Heavy with pyjamas, heavy with paper. Heavy with clothing and outerwear options for all four seasons just in case summer turned out not really to be summer at all but a mixture. All rolled up tight like densely packed sausages. Heavy with materials, heavy with my lucky art shoes. Heavy with unrealistic expectations, maybe. Sounds like me.
Garry heaved the suitcase downstairs and into the boot of the car for me.
Following a few moments of awkward hovering around, shuffling from foot to foot on the pavement beside us, the taxi driver seemed to sense this goodbye was a significant one and so sloped back into the driver’s seat and closed the door gently behind him. So nervous now that my knees were hot, I hugged my husband tight and asked him one more time.

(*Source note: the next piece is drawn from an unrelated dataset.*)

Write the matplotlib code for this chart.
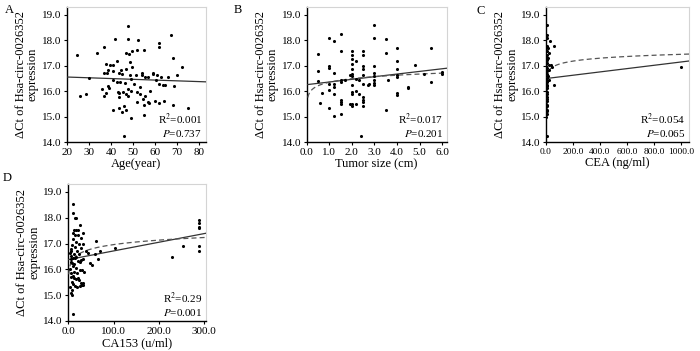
import numpy as np
import matplotlib
matplotlib.use("Agg")
import matplotlib.pyplot as plt
from matplotlib.ticker import FormatStrFormatter

plt.rcParams['font.family'] = ['Liberation Serif', 'DejaVu Serif']

# Panel A: age vs expression
A_age = [24.8, 26.0, 28.7, 30.0, 33.9, 36.9, 37.0, 38.1, 37.8, 38.9, 39.6, 40.8, 36.0, 36.9,
         38.9, 39.3, 37.6, 40.8, 42.0, 42.9, 43.5, 44.7, 41.1, 42.6, 44.1, 43.1, 43.8, 43.8,
         43.8, 44.9, 46.1, 46.7, 45.9, 45.6, 46.8, 47.6, 47.9, 46.7, 47.0, 47.9, 47.9, 48.1,
         48.7, 49.7, 48.7, 49.1, 49.0, 49.6, 51.2, 52.0, 52.1, 51.7, 52.0, 53.2, 53.9, 53.9,
         54.4, 55.0, 55.0, 55.0, 55.6, 55.7, 56.8, 56.7, 57.4, 58.9, 59.2, 60.0, 61.0, 61.8,
         61.9, 61.9, 61.9, 62.7, 63.7, 64.5, 64.0, 66.0, 67.1, 68.1, 68.4, 68.3, 70.1, 72.2,
         75.0, 45.0, 46.4, 50.5, 53.2, 57.7, 41.1, 60.6, 49.0]
A_expr = [17.43, 15.79, 15.90, 16.52, 17.51, 17.71, 16.71, 16.71, 17.08, 16.82, 17.01, 17.01,
          16.09, 15.79, 16.18, 16.10, 15.94, 15.27, 18.03, 17.17, 16.69, 16.82, 16.45, 16.36,
          16.35, 15.97, 15.91, 15.78, 15.35, 15.19, 15.42, 15.25, 14.22, 15.97, 15.87, 16.09,
          15.81, 16.88, 17.49, 18.56, 18.05, 17.45, 17.14, 16.96, 16.62, 16.49, 14.96, 17.56,
          16.62, 17.60, 18.00, 15.97, 15.58, 15.87, 16.70, 16.61, 15.70, 17.62, 15.45, 15.05,
          15.82, 16.55, 16.55, 15.57, 15.55, 16.71, 16.65, 15.61, 16.61, 15.52, 17.90, 17.74,
          16.26, 16.55, 16.23, 16.22, 15.61, 16.55, 18.18, 17.30, 16.18, 15.44, 16.64, 16.94,
          15.35, 16.65, 16.32, 16.26, 16.16, 16.00, 16.78, 16.45, 16.00]

# Panel B: tumor size vs expression
B_size = [0.5, 0.5, 0.5, 0.6, 0.7, 1.0, 1.0, 1.0, 1.0, 1.0, 1.0, 1.2, 1.2, 1.2, 1.2, 1.2, 1.2,
          1.5, 1.5, 1.5, 1.5, 1.5, 1.5, 1.5, 1.5, 1.7, 1.9, 1.9, 2.0, 2.0, 2.0, 2.0, 2.0, 2.0,
          2.0, 2.0, 2.0, 2.0, 2.0, 2.0, 2.2, 2.2, 2.2, 2.2, 2.3, 2.3, 2.4, 2.5, 2.5, 2.5, 2.5,
          2.5, 2.5, 2.5, 2.5, 2.5, 2.5, 2.7, 2.75, 3.0, 3.0, 3.0, 3.0, 3.0, 3.0, 3.0, 3.0, 3.5,
          3.5, 3.6, 3.5, 4.0, 4.0, 4.0, 4.0, 4.0, 4.0, 4.0, 4.5, 4.5, 4.8, 5.2, 5.5, 5.5, 6.0,
          6.0]
B_expr = [17.47, 16.78, 16.39, 15.52, 15.94, 18.08, 17.00, 16.91, 16.29, 16.03, 15.32, 17.97,
          16.69, 16.26, 16.16, 15.87, 15.01, 18.23, 17.56, 16.42, 16.36, 15.64, 15.57, 15.48,
          15.09, 16.42, 16.61, 15.50, 17.56, 17.43, 17.26, 17.06, 16.88, 16.65, 16.58, 16.22,
          15.97, 15.90, 15.48, 15.42, 17.19, 16.49, 16.00, 15.48, 16.45, 15.90, 14.25, 17.56,
          17.43, 17.00, 16.87, 16.62, 16.26, 15.77, 15.64, 15.58, 15.42, 16.22, 16.29, 18.60,
          18.08, 16.97, 16.71, 16.58, 16.45, 16.32, 16.23, 18.04, 17.48, 16.42, 15.25, 17.69,
          17.19, 16.87, 16.62, 16.56, 15.94, 15.84, 16.16, 16.10, 17.04, 16.65, 17.69, 16.35,
          16.74, 16.68]

# Panel C: CEA vs expression
C_cea = [5, 10, 10, 29, 5, 58, 14, 10, 24, 8, 14, 19, 36, 46, 24, 14, 19, 58, 5, 1000,
         2, 4, 6, 8, 3, 5, 7, 2, 4, 6, 8, 3, 5, 7, 2, 4, 6, 8, 3, 5, 7, 2, 4, 6, 8, 3, 5, 7,
         2, 4, 6, 8, 3]
C_expr = [18.60, 18.20, 18.08, 17.97, 17.75, 17.75, 17.69, 17.56, 17.49, 17.30, 17.28, 17.04,
          17.04, 16.96, 16.84, 16.58, 16.42, 16.22, 14.25, 16.93,
          17.60, 17.40, 17.20, 17.10, 17.00, 16.90, 16.80, 16.70, 16.65, 16.60, 16.50, 16.45,
          16.40, 16.35, 16.30, 16.25, 16.20, 16.10, 16.00, 15.95, 15.90, 15.80, 15.75, 15.70,
          15.60, 15.50, 15.45, 15.40, 15.30, 15.25, 15.20, 15.10, 15.00]

# Panel D: CA153 vs expression
D_ca153 = [9.6, 11, 14, 17, 25.7, 12.5, 17, 9.6, 14, 21, 22, 27, 32, 11, 18, 24, 33, 15, 27,
           61, 39, 43, 58, 70, 103, 7, 4, 5.5, 7, 8.5, 11, 15, 18, 22, 26, 29, 33, 48, 52, 66,
           26, 30, 35, 4, 7, 10, 13, 17, 21, 24, 27, 30, 33, 8, 11, 15, 20, 26, 32, 5, 8, 11,
           230, 254, 289, 289, 289, 289, 289, 289, 5, 9, 12, 6, 10, 13, 16, 19, 6, 3, 9, 12,
           20, 24]
D_expr = [18.53, 18.17, 18.00, 18.00, 17.72, 17.53, 17.53, 17.40, 17.35, 17.53, 17.33, 17.20,
          17.42, 17.17, 17.08, 17.00, 17.00, 16.88, 16.82, 17.09, 16.71, 16.62, 16.60, 16.71,
          16.82, 16.71, 16.65, 16.52, 16.39, 16.26, 16.13, 16.43, 16.49, 16.34, 16.27, 16.36,
          16.39, 16.24, 16.16, 16.39, 15.97, 15.97, 15.89, 16.00, 15.87, 15.74, 15.68, 15.61,
          15.68, 15.58, 15.48, 15.38, 15.46, 15.52, 15.45, 15.35, 15.32, 15.35, 15.38, 15.07,
          15.00, 14.27, 16.47, 16.91, 17.91, 17.81, 17.66, 17.59, 16.91, 16.73, 16.80, 16.95,
          16.60, 16.30, 16.45, 16.20, 16.05, 15.85, 15.70, 15.30, 15.20, 15.90, 16.70, 16.60]

# trend lines: linear (intercept, slope), log (a, b)
A_lin = (16.61, -0.003)
B_lin = (16.25, 0.104)
B_log = (16.345, 0.20)
C_lin = (16.49, 0.00065)
C_log = (16.298, 0.1655)
D_lin = (16.38, 0.00336)
D_log = (15.81, 0.25)

stats = {"A": ("0.001", "0.737"), "B": ("0.017", "0.201"),
         "C": ("0.054", "0.065"), "D": ("0.29", "0.001")}

YLABEL = "\u0394Ct of Hsa-circ-0026352\nexpression"

fig = plt.figure(figsize=(7, 3.51), dpi=100)


def make_axes(rect, xlim, xticks, xfmt, xlabel, xsize=8):
    ax = fig.add_axes(rect)
    ax.set_xlim(*xlim)
    ax.set_ylim(14.0, 19.31)
    ax.set_xticks(xticks)
    ax.set_yticks([14, 15, 16, 17, 18, 19])
    ax.xaxis.set_major_formatter(FormatStrFormatter(xfmt))
    ax.yaxis.set_major_formatter(FormatStrFormatter('%.1f'))
    ax.tick_params(direction='out', length=2.5, width=0.8, labelsize=8, pad=1.5)
    ax.tick_params(axis='x', labelsize=xsize)
    for s in ['left', 'bottom']:
        ax.spines[s].set_color('black')
        ax.spines[s].set_linewidth(1.0)
    for s in ['top', 'right']:
        ax.spines[s].set_color('#d4d4d4')
        ax.spines[s].set_linewidth(0.8)
    ax.set_xlabel(xlabel, fontsize=9, labelpad=1)
    ax.set_ylabel(YLABEL, fontsize=9, labelpad=2, linespacing=1.0)
    return ax


def add_stats(ax, key):
    r2, p = stats[key]
    ax.text(0.975, 0.165, "R$^2$=" + r2, transform=ax.transAxes, ha='right', va='center',
            fontsize=8, math_fontfamily='stix')
    ax.text(0.975, 0.06, "$P$=" + p, transform=ax.transAxes, ha='right', va='center',
            fontsize=8, math_fontfamily='stix')


def draw_lin(ax, coef, x0, x1):
    xs = np.array([x0, x1])
    ax.plot(xs, coef[0] + coef[1] * xs, color='#333333', lw=0.9, zorder=3)


def draw_log(ax, coef, x0, x1):
    xs = np.geomspace(x0, x1, 200)
    ax.plot(xs, coef[0] + coef[1] * np.log(xs), color='#555555', lw=0.9,
            ls=(0, (4, 2.5)), zorder=3)


# A
axA = make_axes([0.0953, 0.5954, 0.1986, 0.3856], (20, 83), [20, 30, 40, 50, 60, 70, 80],
                '%d', 'Age(year)')
axA.scatter(A_age, A_expr, s=5, color='black', linewidths=0, zorder=4)
draw_lin(axA, A_lin, 20, 83)
add_stats(axA, "A")

# B
axB = make_axes([0.4381, 0.5954, 0.2, 0.3856], (0, 6.2), [0, 1, 2, 3, 4, 5, 6],
                '%.1f', 'Tumor size (cm)')
axB.scatter(B_size, B_expr, s=5, color='black', linewidths=0, zorder=4)
draw_lin(axB, B_lin, 0, 6.2)
draw_log(axB, B_log, 0.05, 6.2)
add_stats(axB, "B")

# C
axC = make_axes([0.78, 0.5954, 0.2043, 0.3856], (0, 1059), [0, 200, 400, 600, 800, 1000],
                '%.1f', 'CEA (ng/ml)', xsize=6.8)
axC.scatter(C_cea, C_expr, s=5, color='black', linewidths=0, zorder=4)
draw_lin(axC, C_lin, 5, 1059)
draw_log(axC, C_log, 0.01, 1059)
add_stats(axC, "C")

# D
axD = make_axes([0.0976, 0.0855, 0.1967, 0.3903], (0, 304), [0, 100, 200, 300],
                '%.1f', 'CA153 (u/ml)')
axD.scatter(D_ca153, D_expr, s=5, color='black', linewidths=0, zorder=4)
draw_lin(axD, D_lin, 0, 304)
draw_log(axD, D_log, 1, 304)
add_stats(axD, "D")

for lab, (x, y) in {"A": (5, 10), "B": (234, 10), "C": (476, 11), "D": (3, 178)}.items():
    fig.text(x / 700, 1 - y / 351, lab, fontsize=9, ha='left', va='center')

fig.savefig("out.png", dpi=100)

‘What am I doing? What am I doing?’.
‘You’re going on an adventure’, he said.
I wondered for a minute whether, on account of the emotional farewell, the taxi driver might think I was travelling to a private clinic to be euthanised. That was, until I realised I’d gotten Sweden and Switzerland mixed up and before I questioned what kind of person would travel to the euthansia clinic with a suitcase this size.
I catch myself imagining this scene in my movie. There’d be a pithy voiceover.
After I let go of Garry’s neck and promised to stay in touch when I could, I climbed into the back of the car and let out an involuntary noise that landed somewhere between a very loud sigh, a tearful cough and an excitable sort of whoot.
‘Are we ready, my love?’ the taxi driver asked.
‘I think we are, yes’, I said. I was.